YOUR GOAL » Copy down every line where the string "chart" shows up.

━━━ RECORDED INFORMATION ━━━

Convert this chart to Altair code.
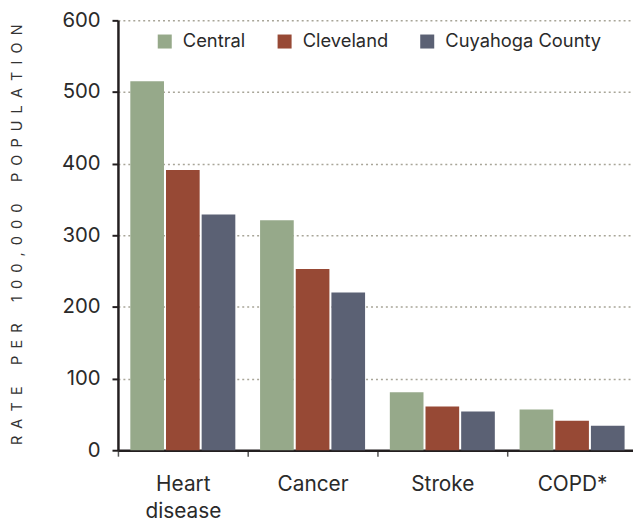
import altair as alt
import pandas as pd

categories = ["Heart disease", "Cancer", "Stroke", "COPD*"]
series = ["Central", "Cleveland", "Cuyahoga County"]
central = [515, 321, 81, 57]
cleveland = [391, 253, 61, 41]
cuyahoga = [329, 220, 54, 34]
colors = ["#96a98a", "#974935", "#5b6174"]
y_ticks = [0, 100, 200, 300, 400, 500, 600]
y_title = "RATE PER 100,000 POPULATION"

rows = []
for name, vals in zip(series, [central, cleveland, cuyahoga]):
    for c, v in zip(categories, vals):
        rows.append({"cause": c, "area": name, "rate": v})
df = pd.DataFrame(rows)

spaced_title = "\u2002".join("\u2002" if ch == " " else ch for ch in y_title)

FONT = "Inter"

chart = alt.Chart(df).mark_bar().encode(
    x=alt.X("cause:N", sort=categories, title=None,
            scale=alt.Scale(paddingInner=0, paddingOuter=0, range=[0, 524]),
            axis=alt.Axis(labelAngle=0, tickBand="extent", tickSize=6,
                          tickColor="#555555", tickWidth=1.5,
                          domainColor="#231f20", domainWidth=2.5,
                          labelPadding=18, labelFontSize=21,
                          labelLineHeight=27, labelColor="#2a2a2a",
                          labelFont=FONT,
                          labelExpr="datum.value == 'Heart disease' ? ['Heart', 'disease'] : datum.label")),
    xOffset=alt.XOffset("area:N", sort=series,
                        scale=alt.Scale(paddingInner=0.056, paddingOuter=0.347)),
    y=alt.Y("rate:Q", title=spaced_title,
            scale=alt.Scale(domain=[0, 600], nice=False),
            axis=alt.Axis(values=y_ticks, tickSize=6, tickColor="#231f20",
                          tickWidth=2, domainColor="#231f20", domainWidth=2.5,
                          labelPadding=12, labelFontSize=20.5, labelColor="#2a2a2a",
                          labelFont=FONT,
                          grid=True, gridColor="#a8a598", gridDash=[2, 3],
                          gridWidth=1.5,
                          titleFont=FONT, titleFontSize=14.5, titleFontWeight="normal",
                          titleColor="#333333", titleAngle=270,
                          titleX=-101, titleY=216, titleAlign="center",
                          titleBaseline="middle")),
    color=alt.Color("area:N", sort=series,
                    scale=alt.Scale(domain=series, range=colors),
                    legend=alt.Legend(title=None, orient="none", direction="horizontal",
                                      legendX=38, legendY=12, symbolType="square",
                                      symbolSize=200, symbolStrokeWidth=0,
                                      symbolOpacity=1, labelLimit=300,
                                      labelFontSize=18.5, labelFont=FONT,
                                      labelColor="#2a2a2a", labelOffset=9,
                                      columnPadding=30, padding=0)),
).properties(
    width=518, height=434,
    autosize=alt.AutoSizeParams(type="none"),
    padding={"left": 111, "top": 10, "right": 2, "bottom": 71},
).configure_view(stroke=None)

chart.save("out.html", embed_options={"renderer": "svg", "actions": False})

━━━

WRITTEN SOLUTION »
Convert this chart to Altair code.
chart = alt.Chart(df).mark_bar().encode(
chart.save("out.html", embed_options={"renderer": "svg", "actions": False})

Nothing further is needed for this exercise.